“Whether traveling for business or on vacation, our customers need the convenience and flexibility of immediate access to foreign currencies,” said Gregg Napoli, executive vice president and head of Foreign Exchange Services for Wells Fargo. “By adding these new international teller sites, we can better help customers on the East Coast with their travel planning and finances.”
“Many travelers need foreign currency as soon as they arrive at their travel destination, for expenses like taxis, tips or meals,” added Jim Lawrence, Cobb community bank president.
The first East Coast states to receive Wells Fargo’s international teller sites were Georgia, Alabama and Tennessee. Wells Fargo first began offering the service to customers in the West in 1999. Previously, non-participating banks had to make orders for clients at least four to five days in advance and would either ship the currency to the branch or to the customers’ homes. Wells Fargo spokesman Jay Lawrence said customers can still order currency via phone or Internet.
Wells Fargo has opened a total of 18 international teller sites in metro Atlanta, plus three more in Savannah and Augusta. It has opened 13 more sites in Alabama and Tennessee.
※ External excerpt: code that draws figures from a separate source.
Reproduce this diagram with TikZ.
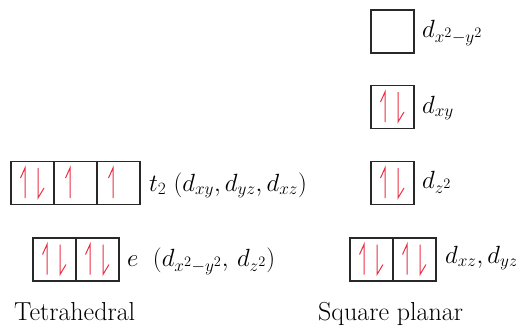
\documentclass[tikz,border=0pt]{standalone}
\usetikzlibrary{calc}
\DeclareMathSizes{24}{24}{18}{14}
\definecolor{spinred}{RGB}{232,48,70}
\definecolor{boxgray}{RGB}{40,40,40}
\begin{document}
\begin{tikzpicture}[x=1pt,y=-1pt,
  orb/.style={draw=boxgray,line width=1.1pt,rectangle,minimum width=43pt,minimum height=43pt,inner sep=0pt,outer sep=0pt},
  spin/.style={draw=spinred,line width=1pt,line join=miter},
  lbl/.style={anchor=base west,inner sep=0pt,font=\fontsize{24}{28}\selectfont},
  ttl/.style={anchor=base west,inner sep=0pt,font=\fontsize{26}{30}\selectfont},
  up/.pic={\draw[spin] (0,15) -- (0,-15) -- (-4.5,-5);},
  down/.pic={\draw[spin] (0,-15) -- (0,15) -- (6,5);},
  pair/.pic={\pic at (-7.5,0) {up}; \pic at (5.5,0) {down};},
  single/.pic={\pic at (-5.5,0) {up};}
]
\useasboundingbox (0,0) rectangle (516,325);
% Tetrahedral
\node[orb] (t1) at (32.5,183) {};
\node[orb] (t2) at (75.5,183) {};
\node[orb] (t3) at (118.5,183) {};
\pic at (t1) {pair};
\pic at (t2) {single};
\pic at (t3) {single};
\node[orb] (e1) at (54.5,259.5) {};
\node[orb] (e2) at (97.5,259.5) {};
\pic at (e1) {pair};
\pic at (e2) {pair};
\node[lbl] (lt2) at (149,191) {$t_2\ (d_{xy}, d_{yz}, d_{xz})$};
\node[lbl] (le) at (127,266) {$e\ \ (d_{x^2-y^2},\, d_{z^2})$};
\node[ttl] (tet) at (14,320) {Tetrahedral};
% Square planar
\node[orb] (s1) at (392.5,31.5) {};
\node[orb] (s2) at (392.5,107) {};
\node[orb] (s3) at (392.5,183) {};
\node[orb] (s4) at (371.5,259.5) {};
\node[orb] (s5) at (414.5,259.5) {};
\pic at (s2) {pair};
\pic at (s3) {pair};
\pic at (s4) {pair};
\pic at (s5) {pair};
\node[lbl] (ls1) at (422,37) {$d_{x^2-y^2}$};
\node[lbl] (ls2) at (422,113) {$d_{xy}$};
\node[lbl] (ls3) at (422,188) {$d_{z^2}$};
\node[lbl] (ls4) at (445,263) {$d_{xz}, d_{yz}$};
\node[ttl] (sq) at (318,320) {Square planar};
\end{tikzpicture}
\end{document}
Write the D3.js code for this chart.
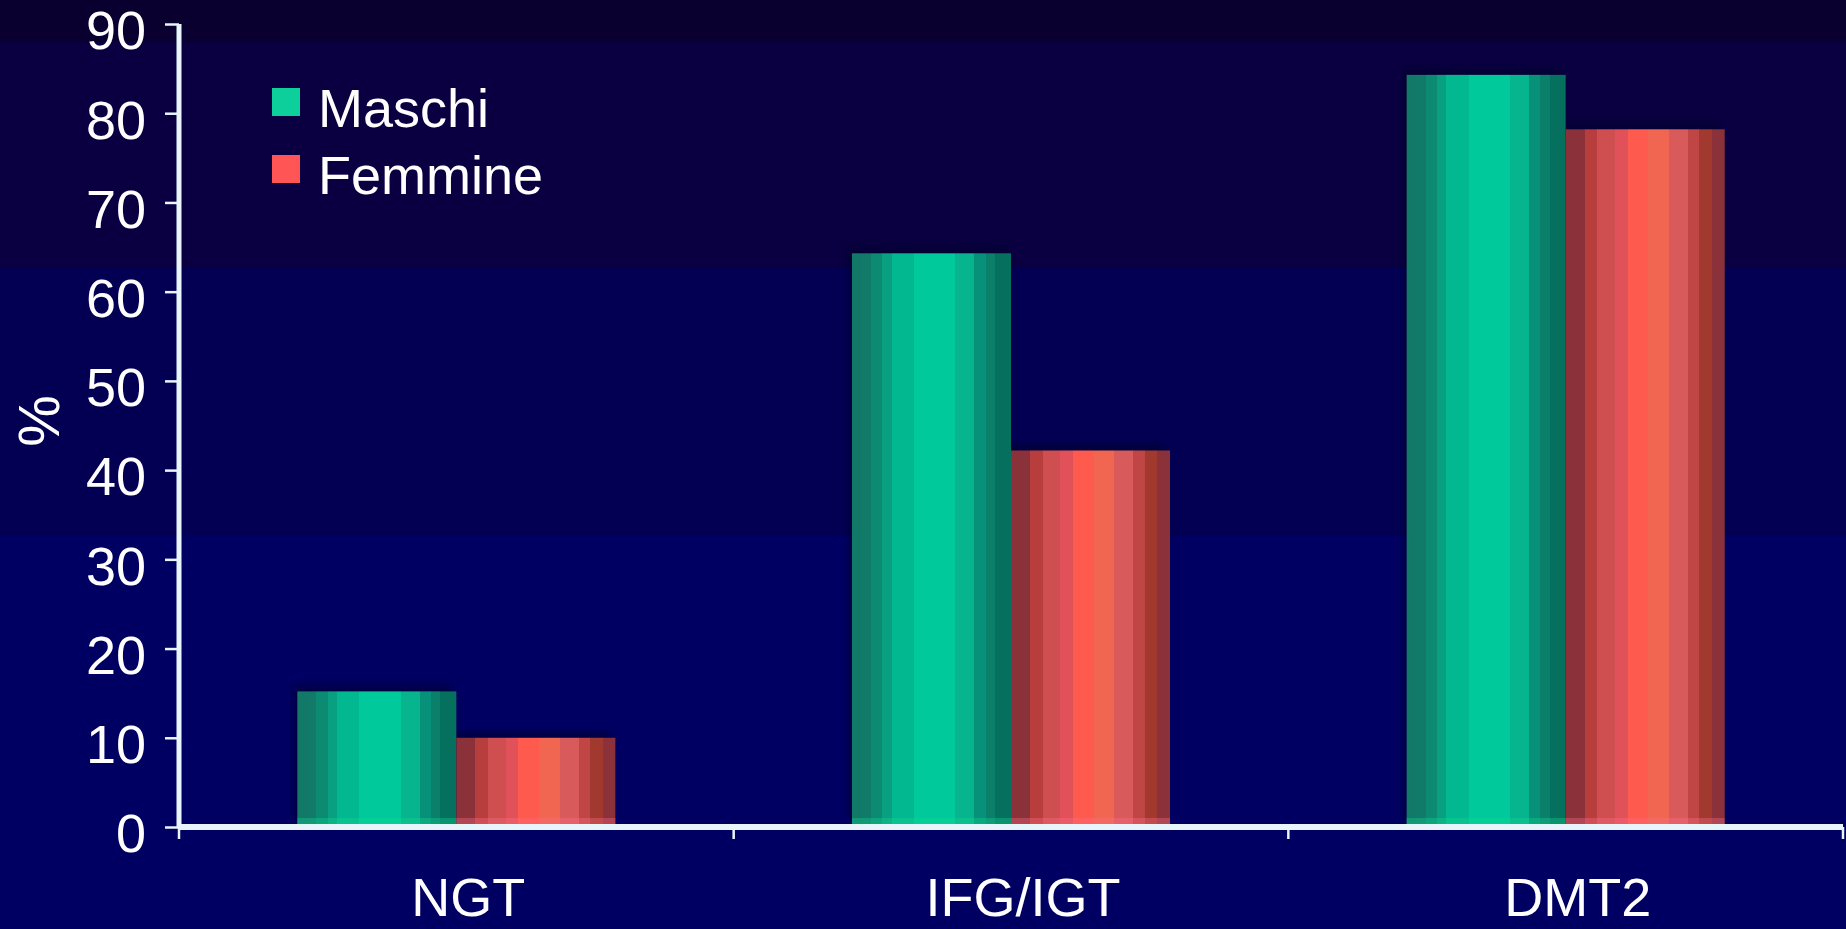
<!DOCTYPE html>
<html>
<head>
<meta charset="utf-8">
<script src="https://cdn.jsdelivr.net/npm/d3@7/dist/d3.min.js"></script>
<style>
  html, body { margin: 0; padding: 0; background: #000063; overflow: hidden; }
  svg { display: block; }
  text { font-family: "Liberation Sans", Arial, sans-serif; fill: #ffffff; }
</style>
</head>
<body>
<svg id="chart" width="1846" height="929"></svg>
<script>
// Prevalence by glucose tolerance class, per sex (%)
const categories = ["NGT", "IFG/IGT", "DMT2"];
const seriesNames = ["Maschi", "Femmine"];
const maschi = [15.2, 64.3, 84.3];
const femmine = [10, 42.2, 78.2];
const yTicks = [0, 10, 20, 30, 40, 50, 60, 70, 80, 90];
const yLabel = "%";

const W = 1846, H = 929;
const svg = d3.select("#chart");
const defs = svg.append("defs");

// Background: banded dark gradient, purple at the top to navy below
const bands = [
  { y0: 0, y1: 42, c: "#090030" },
  { y0: 42, y1: 268, c: "#0a0041" },
  { y0: 268, y1: 536, c: "#030053" },
  { y0: 536, y1: H, c: "#000063" }
];
svg.append("g").selectAll("rect").data(bands).join("rect")
  .attr("x", 0).attr("y", d => d.y0).attr("width", W).attr("height", d => d.y1 - d.y0)
  .attr("fill", d => d.c);

// Cylinder-like banded fills
const stripes = {
  Maschi: [
    [0.00, "#127868"], [0.06, "#117a68"], [0.12, "#0c8a72"], [0.19, "#08a080"],
    [0.25, "#02b890"], [0.39, "#00c99b"], [0.65, "#06b48d"], [0.77, "#08917a"],
    [0.84, "#0a806a"], [0.90, "#06705f"], [1.00, "#06705f"]
  ],
  Femmine: [
    [0.00, "#8b3139"], [0.12, "#b83d3d"], [0.20, "#cf4f50"], [0.31, "#e0515a"],
    [0.39, "#ff5a4e"], [0.52, "#f06651"], [0.65, "#d95a5a"], [0.77, "#c04646"],
    [0.84, "#a2392f"], [0.92, "#8b3139"], [1.00, "#8b3139"]
  ]
};
seriesNames.forEach(name => {
  const g = defs.append("linearGradient").attr("id", "grad-" + name)
    .attr("x1", 0).attr("x2", 1).attr("y1", 0).attr("y2", 0);
  const s = stripes[name];
  for (let i = 0; i < s.length - 1; i++) {
    g.append("stop").attr("offset", s[i][0]).attr("stop-color", s[i][1]);
    g.append("stop").attr("offset", s[i + 1][0]).attr("stop-color", s[i][1]);
  }
});
const shadow = defs.append("filter").attr("id", "soft")
  .attr("x", "-20%").attr("y", "-20%").attr("width", "140%").attr("height", "140%");
shadow.append("feGaussianBlur").attr("stdDeviation", 3);

const legendColors = { Maschi: "#0ccf9c", Femmine: "#ff5555" };
const baseGlow = { Maschi: "#12d892", Femmine: "#ff6f86" };

// Scales
const x0 = d3.scaleBand().domain(categories).range([179, 1843]).paddingInner(0).paddingOuter(0);
const x1 = d3.scaleBand().domain(seriesNames).range([0, x0.bandwidth()])
  .paddingInner(0).paddingOuter(0.744);
const y = d3.scaleLinear().domain([0, 90]).range([827, 24]);

const rows = categories.map((c, i) => ({
  cat: c,
  values: [{ key: "Maschi", v: maschi[i] }, { key: "Femmine", v: femmine[i] }]
}));

// Bars
const groups = svg.append("g").selectAll("g").data(rows).join("g")
  .attr("transform", d => `translate(${x0(d.cat)},0)`);

groups.selectAll("rect.shade").data(d => d.values).join("rect")
  .attr("class", "shade")
  .attr("x", d => x1(d.key) - 4).attr("y", d => y(d.v) - 6)
  .attr("width", x1.bandwidth()).attr("height", d => y(0) - y(d.v))
  .attr("fill", "#02002a").attr("opacity", 0.55).attr("filter", "url(#soft)");

groups.selectAll("rect.bar").data(d => d.values).join("rect")
  .attr("class", "bar")
  .attr("x", d => x1(d.key)).attr("y", d => y(d.v))
  .attr("width", x1.bandwidth()).attr("height", d => y(0) - y(d.v) - 3)
  .attr("fill", d => `url(#grad-${d.key})`);

// Light rim along the base of each bar
groups.selectAll("rect.rim").data(d => d.values).join("rect")
  .attr("class", "rim")
  .attr("x", d => x1(d.key)).attr("y", y(0) - 9)
  .attr("width", x1.bandwidth()).attr("height", 6)
  .attr("fill", d => baseGlow[d.key]).attr("opacity", 0.35);

// Axes
const axisColor = "#e8f6fb";
const yAxis = svg.append("g").attr("transform", "translate(179,0)")
  .call(d3.axisLeft(y).tickValues(yTicks).tickSize(14).tickPadding(19).tickFormat(d3.format("d")));
yAxis.select(".domain").attr("stroke", axisColor).attr("stroke-width", 5)
  .attr("d", `M0,${y(90)}V${y(0)}`);
yAxis.selectAll(".tick line").attr("stroke", axisColor).attr("stroke-width", 2.5);
yAxis.selectAll(".tick text")
  .attr("fill", "#ffffff").attr("font-size", 54)
  .attr("font-family", "'Liberation Sans', Arial, sans-serif")
  .attr("dy", "0.46em");

const xAxis = svg.append("g").attr("transform", `translate(0,${y(0)})`)
  .call(d3.axisBottom(x0).tickSize(0).tickPadding(0));
xAxis.select(".domain").attr("stroke", axisColor).attr("stroke-width", 6)
  .attr("d", `M179,0H1843`);
xAxis.selectAll(".tick text")
  .attr("fill", "#ffffff").attr("font-size", 54)
  .attr("font-family", "'Liberation Sans', Arial, sans-serif")
  .attr("dx", 12).attr("y", 89).attr("dy", 0);

// Category separators on the x axis
const sepX = [x0.range()[0]].concat(categories.map(c => x0(c) + x0.bandwidth()));
svg.append("g").selectAll("line").data(sepX).join("line")
  .attr("x1", d => d).attr("x2", d => d)
  .attr("y1", y(0)).attr("y2", y(0) + 12)
  .attr("stroke", axisColor).attr("stroke-width", 2.5);

// Y axis title
svg.append("text")
  .attr("transform", `translate(59,421) rotate(-90)`)
  .attr("text-anchor", "middle")
  .attr("font-size", 58)
  .text(yLabel);

// Legend
const legend = svg.append("g").selectAll("g").data(seriesNames).join("g")
  .attr("transform", (d, i) => `translate(272,${88 + i * 67})`);
legend.append("rect").attr("x", 0).attr("y", 0).attr("width", 28).attr("height", 28)
  .attr("fill", d => legendColors[d]);
legend.append("text").attr("x", 46).attr("y", 39).attr("font-size", 54).text(d => d);
</script>
</body>
</html>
In Cobb, foreign exchange services became officially available on June 20 at its Cumberland, Merchants Walk, Shallowford Sandy Plans and West Cobb Marketplace locations.
Alia Holland, lead teller at the Cumberland branch, said she and three other tellers completed Web-based training to become foreign currency tellers and handle the more than 70 different types of currency offered through Wells Fargo’s service. Holland said she and others use a computer system that updates exchange rates daily to accurately handle the exchanges.
Branch manager Justice Nwaigwe said the service is free to Wells Fargo customers and a $5 fee is charged to those who do not bank with Wells Fargo.
“We have already seen people come through who are on their way to the airport and need currency, students or parents of students who are going abroad, and business people who are traveling overseas,” Nwaigwe said. “You can get more favorable rates here and if we don’t have it on-hand, we can order it and it will be here in two to three days.”
But Dr. Barry Morris, vice provost for global engagement and strategic initiatives at Kennesaw State University, said exchange rates vary greatly depending on the location, and sometimes rates are better in the U.S. while at other times, the international destination offers a better rate on-site.
“Most of the time, we probably don’t recommend students travel with a lot of cash so we recommend they travel with a debit card. Those fees vary by the bank, but they are a very convenient way to travel as you can access cash from almost anywhere,” Morris said.
Morris suggested checking the websites of the central banks in each country, the International Monetary Fund and major exchange companies that publish the rates in resources such as The Wall Street Journal and Financial Times for information on what the exchange rates are and how to get the best rate.